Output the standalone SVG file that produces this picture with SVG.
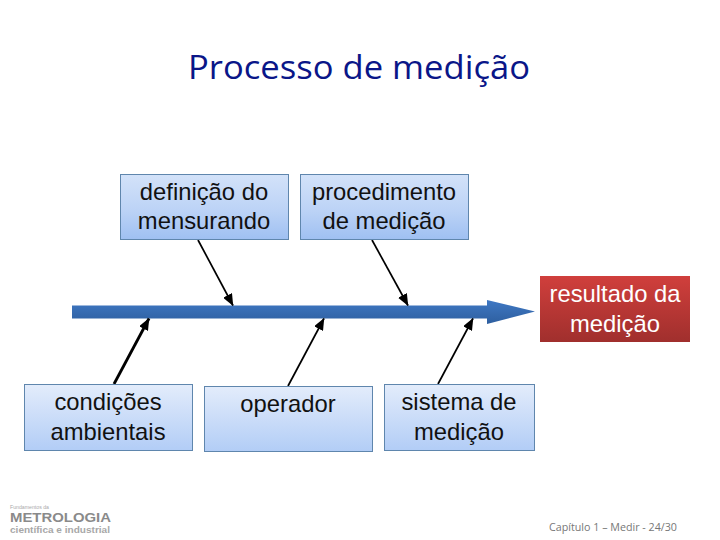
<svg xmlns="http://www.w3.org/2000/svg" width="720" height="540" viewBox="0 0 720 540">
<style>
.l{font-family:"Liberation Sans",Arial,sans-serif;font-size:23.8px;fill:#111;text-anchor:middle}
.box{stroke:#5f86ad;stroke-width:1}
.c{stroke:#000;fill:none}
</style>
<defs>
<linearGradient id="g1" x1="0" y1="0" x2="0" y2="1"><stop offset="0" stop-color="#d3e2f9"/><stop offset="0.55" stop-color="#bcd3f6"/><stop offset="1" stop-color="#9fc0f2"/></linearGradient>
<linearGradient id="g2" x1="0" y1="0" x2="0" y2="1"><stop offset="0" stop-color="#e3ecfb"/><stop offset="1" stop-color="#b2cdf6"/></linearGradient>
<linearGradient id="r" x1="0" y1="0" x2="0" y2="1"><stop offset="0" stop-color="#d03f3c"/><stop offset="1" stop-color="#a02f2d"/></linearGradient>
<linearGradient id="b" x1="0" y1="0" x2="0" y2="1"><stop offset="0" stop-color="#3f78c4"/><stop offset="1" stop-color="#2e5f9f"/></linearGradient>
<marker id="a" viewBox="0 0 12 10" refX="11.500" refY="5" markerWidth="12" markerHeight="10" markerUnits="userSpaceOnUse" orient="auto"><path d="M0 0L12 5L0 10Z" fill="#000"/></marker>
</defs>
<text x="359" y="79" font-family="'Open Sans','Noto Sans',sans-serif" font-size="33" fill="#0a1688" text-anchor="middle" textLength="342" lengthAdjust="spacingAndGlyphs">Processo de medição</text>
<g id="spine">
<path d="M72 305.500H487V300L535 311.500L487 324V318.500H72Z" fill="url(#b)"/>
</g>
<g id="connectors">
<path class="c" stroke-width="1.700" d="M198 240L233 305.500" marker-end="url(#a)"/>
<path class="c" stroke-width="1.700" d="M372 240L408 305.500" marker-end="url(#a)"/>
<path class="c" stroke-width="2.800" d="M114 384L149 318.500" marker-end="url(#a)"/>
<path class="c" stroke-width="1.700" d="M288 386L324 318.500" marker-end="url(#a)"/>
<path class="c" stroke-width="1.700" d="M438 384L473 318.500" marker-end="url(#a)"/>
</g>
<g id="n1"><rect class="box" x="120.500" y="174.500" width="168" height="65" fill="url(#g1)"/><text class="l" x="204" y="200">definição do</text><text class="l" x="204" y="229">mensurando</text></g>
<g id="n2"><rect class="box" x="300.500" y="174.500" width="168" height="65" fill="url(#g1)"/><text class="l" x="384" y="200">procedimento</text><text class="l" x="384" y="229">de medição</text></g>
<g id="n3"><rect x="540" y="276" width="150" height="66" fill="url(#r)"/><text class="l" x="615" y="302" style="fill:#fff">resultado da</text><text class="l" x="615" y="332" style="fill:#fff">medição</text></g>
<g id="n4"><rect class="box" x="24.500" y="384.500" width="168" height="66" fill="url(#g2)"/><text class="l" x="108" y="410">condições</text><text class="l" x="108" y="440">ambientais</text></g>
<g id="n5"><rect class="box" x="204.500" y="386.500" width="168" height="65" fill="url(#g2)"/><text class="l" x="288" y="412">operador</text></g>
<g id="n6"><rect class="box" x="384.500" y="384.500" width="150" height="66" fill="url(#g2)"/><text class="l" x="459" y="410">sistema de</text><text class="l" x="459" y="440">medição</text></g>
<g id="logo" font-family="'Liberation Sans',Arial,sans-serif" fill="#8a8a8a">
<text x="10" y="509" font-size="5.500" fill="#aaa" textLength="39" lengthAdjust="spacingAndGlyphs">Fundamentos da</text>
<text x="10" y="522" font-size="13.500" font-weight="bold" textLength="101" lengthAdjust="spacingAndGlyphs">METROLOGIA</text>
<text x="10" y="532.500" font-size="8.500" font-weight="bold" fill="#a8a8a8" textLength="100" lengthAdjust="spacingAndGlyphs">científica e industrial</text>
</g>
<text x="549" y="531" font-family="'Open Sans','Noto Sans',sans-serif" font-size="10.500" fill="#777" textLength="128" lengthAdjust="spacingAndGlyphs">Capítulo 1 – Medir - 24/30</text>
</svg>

→ **THE EXERCISE**
Repeat the data in full and exactly. Omit pictures.

→ **EXERCISE OUTPUT**
Output the standalone SVG file that produces this picture with SVG.
<svg xmlns="http://www.w3.org/2000/svg" width="720" height="540" viewBox="0 0 720 540">
<style>
.l{font-family:"Liberation Sans",Arial,sans-serif;font-size:23.8px;fill:#111;text-anchor:middle}
.box{stroke:#5f86ad;stroke-width:1}
.c{stroke:#000;fill:none}
</style>
<defs>
<linearGradient id="g1" x1="0" y1="0" x2="0" y2="1"><stop offset="0" stop-color="#d3e2f9"/><stop offset="0.55" stop-color="#bcd3f6"/><stop offset="1" stop-color="#9fc0f2"/></linearGradient>
<linearGradient id="g2" x1="0" y1="0" x2="0" y2="1"><stop offset="0" stop-color="#e3ecfb"/><stop offset="1" stop-color="#b2cdf6"/></linearGradient>
<linearGradient id="r" x1="0" y1="0" x2="0" y2="1"><stop offset="0" stop-color="#d03f3c"/><stop offset="1" stop-color="#a02f2d"/></linearGradient>
<linearGradient id="b" x1="0" y1="0" x2="0" y2="1"><stop offset="0" stop-color="#3f78c4"/><stop offset="1" stop-color="#2e5f9f"/></linearGradient>
<marker id="a" viewBox="0 0 12 10" refX="11.500" refY="5" markerWidth="12" markerHeight="10" markerUnits="userSpaceOnUse" orient="auto"><path d="M0 0L12 5L0 10Z" fill="#000"/></marker>
</defs>
<text x="359" y="79" font-family="'Open Sans','Noto Sans',sans-serif" font-size="33" fill="#0a1688" text-anchor="middle" textLength="342" lengthAdjust="spacingAndGlyphs">Processo de medição</text>
<g id="spine">
<path d="M72 305.500H487V300L535 311.500L487 324V318.500H72Z" fill="url(#b)"/>
</g>
<g id="connectors">
<path class="c" stroke-width="1.700" d="M198 240L233 305.500" marker-end="url(#a)"/>
<path class="c" stroke-width="1.700" d="M372 240L408 305.500" marker-end="url(#a)"/>
<path class="c" stroke-width="2.800" d="M114 384L149 318.500" marker-end="url(#a)"/>
<path class="c" stroke-width="1.700" d="M288 386L324 318.500" marker-end="url(#a)"/>
<path class="c" stroke-width="1.700" d="M438 384L473 318.500" marker-end="url(#a)"/>
</g>
<g id="n1"><rect class="box" x="120.500" y="174.500" width="168" height="65" fill="url(#g1)"/><text class="l" x="204" y="200">definição do</text><text class="l" x="204" y="229">mensurando</text></g>
<g id="n2"><rect class="box" x="300.500" y="174.500" width="168" height="65" fill="url(#g1)"/><text class="l" x="384" y="200">procedimento</text><text class="l" x="384" y="229">de medição</text></g>
<g id="n3"><rect x="540" y="276" width="150" height="66" fill="url(#r)"/><text class="l" x="615" y="302" style="fill:#fff">resultado da</text><text class="l" x="615" y="332" style="fill:#fff">medição</text></g>
<g id="n4"><rect class="box" x="24.500" y="384.500" width="168" height="66" fill="url(#g2)"/><text class="l" x="108" y="410">condições</text><text class="l" x="108" y="440">ambientais</text></g>
<g id="n5"><rect class="box" x="204.500" y="386.500" width="168" height="65" fill="url(#g2)"/><text class="l" x="288" y="412">operador</text></g>
<g id="n6"><rect class="box" x="384.500" y="384.500" width="150" height="66" fill="url(#g2)"/><text class="l" x="459" y="410">sistema de</text><text class="l" x="459" y="440">medição</text></g>
<g id="logo" font-family="'Liberation Sans',Arial,sans-serif" fill="#8a8a8a">
<text x="10" y="509" font-size="5.500" fill="#aaa" textLength="39" lengthAdjust="spacingAndGlyphs">Fundamentos da</text>
<text x="10" y="522" font-size="13.500" font-weight="bold" textLength="101" lengthAdjust="spacingAndGlyphs">METROLOGIA</text>
<text x="10" y="532.500" font-size="8.500" font-weight="bold" fill="#a8a8a8" textLength="100" lengthAdjust="spacingAndGlyphs">científica e industrial</text>
</g>
<text x="549" y="531" font-family="'Open Sans','Noto Sans',sans-serif" font-size="10.500" fill="#777" textLength="128" lengthAdjust="spacingAndGlyphs">Capítulo 1 – Medir - 24/30</text>
</svg>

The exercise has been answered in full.